I like to think of myself as being an organised and tidy person, but I don’t make myself nuts about it. I mean, not for real.
And recently while in the grocery store, the woman behind me remarked on how organised all my stuff was on the conveyor belt, waiting to be scanned by the cashier. I hadn’t really thought about it before, but I suppose it was kind of sorted… fruits and vegetables were mostly together, cold and frozen things were close to the meats, drinks were together, eggs and breads at the last. *shrugs*
It’s the natural way I tend to sort out the items, and I don’t think about it much, but I reckon it’s easier for the packer this way, too. And I hope my efforts will mean my bananas and tomatoes won’t get squished on the way home.
Today while getting groceries, I noticed the woman in front of me unloading the items from her carry basket lining up each of her items down the centre of the conveyor belt. Dead centre. And as she adjusted each food, she tapped it with her index finger four times.
The cashier’s shoulders dropped and her eyes blinked with wariness when she saw this woman was next – she was familiar, I suppose – and she wordlessly bagged every single item of this lady’s order into individual produce bags before letting them slide past the scanner into the bagging section.
The woman in front of me whipped her head back suddenly, and I got a look at her face. She was rail-thin and just looked… exhausted. Just what you’d think a person with (what appeared to be) such rampant OCD might look like. Her narrow-set eyes darted around, almost suspiciously, and when they settled on mine, I smiled weakly. She just turned her head away away again.
I felt so bad for her.
The cashier kept her lips persed the entire time and just rang up the goods, and held her palm out for money, which the thin woman dropped into her hand, carefully, as not to make any contact.
I tried not to stare, but frankly, I was a bit fascinated. I watched the woman bag every single item into separate plastic bags, and leave the store. She had to have had close to thirty bags fluttering in her bony arms. Made me wonder what inside her house looks like.

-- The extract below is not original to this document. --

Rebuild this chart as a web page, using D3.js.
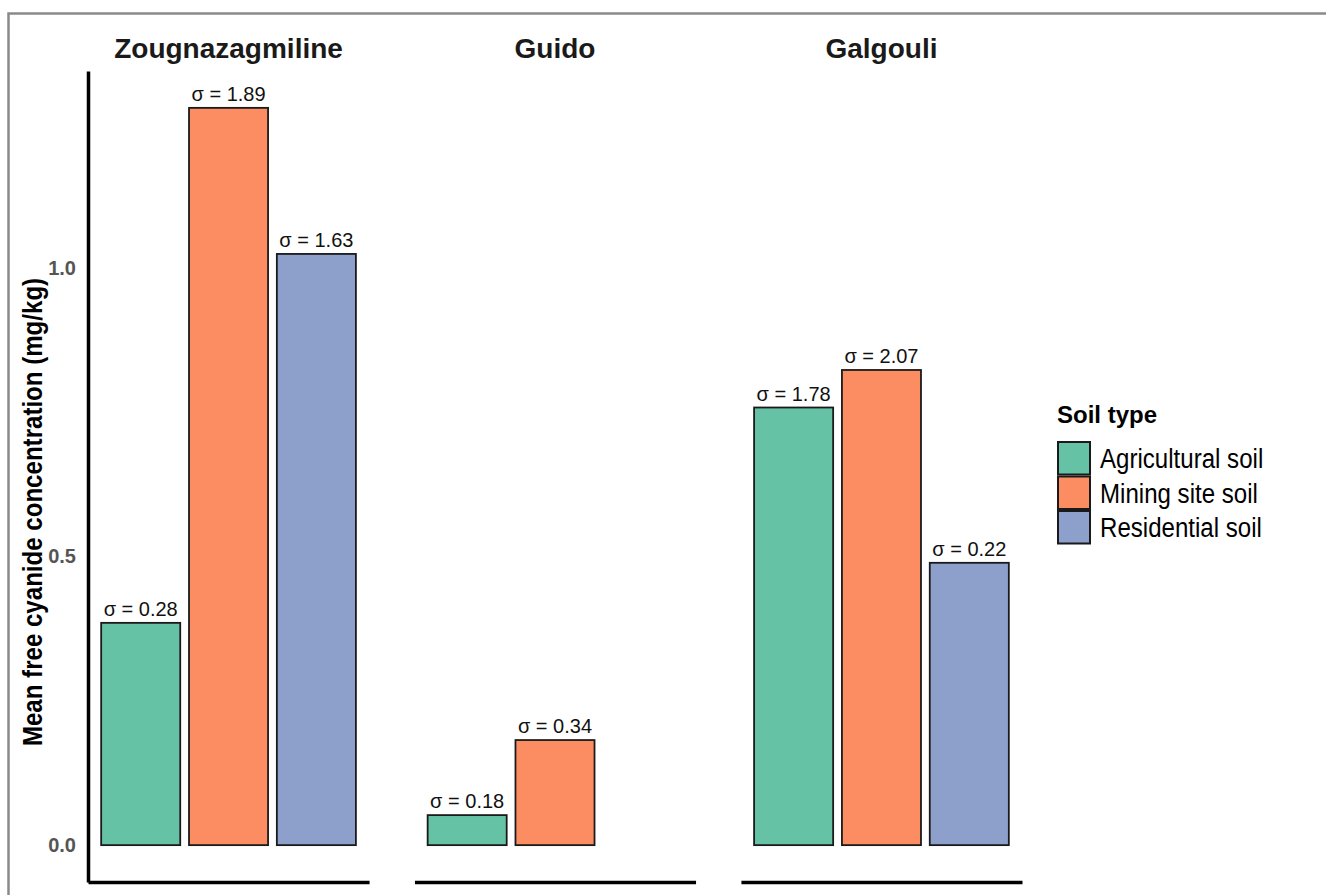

When it was my turn at the register, the cashier rolled her eyes at me and gave me a lopsided grin. I leaned in and said, “It takes all kinds to make a world,” and smiled at her.
She raised her eyebrows and slowly blinked. “Madame, you wouldn’t believe how much of the world I’ve seen in this place,” and then she chuckled to herself as she scanned my stuff.
I don’t doubt it. Grocery store clerks have seen it all, I’m soooo sure.
And yet, I really wonder how tired a person must be to have to count everything, sort everything, tap everything, count again, separate, line up… Sure, I joke about having OCD, but in reality, mine is totally imaginary. Wow.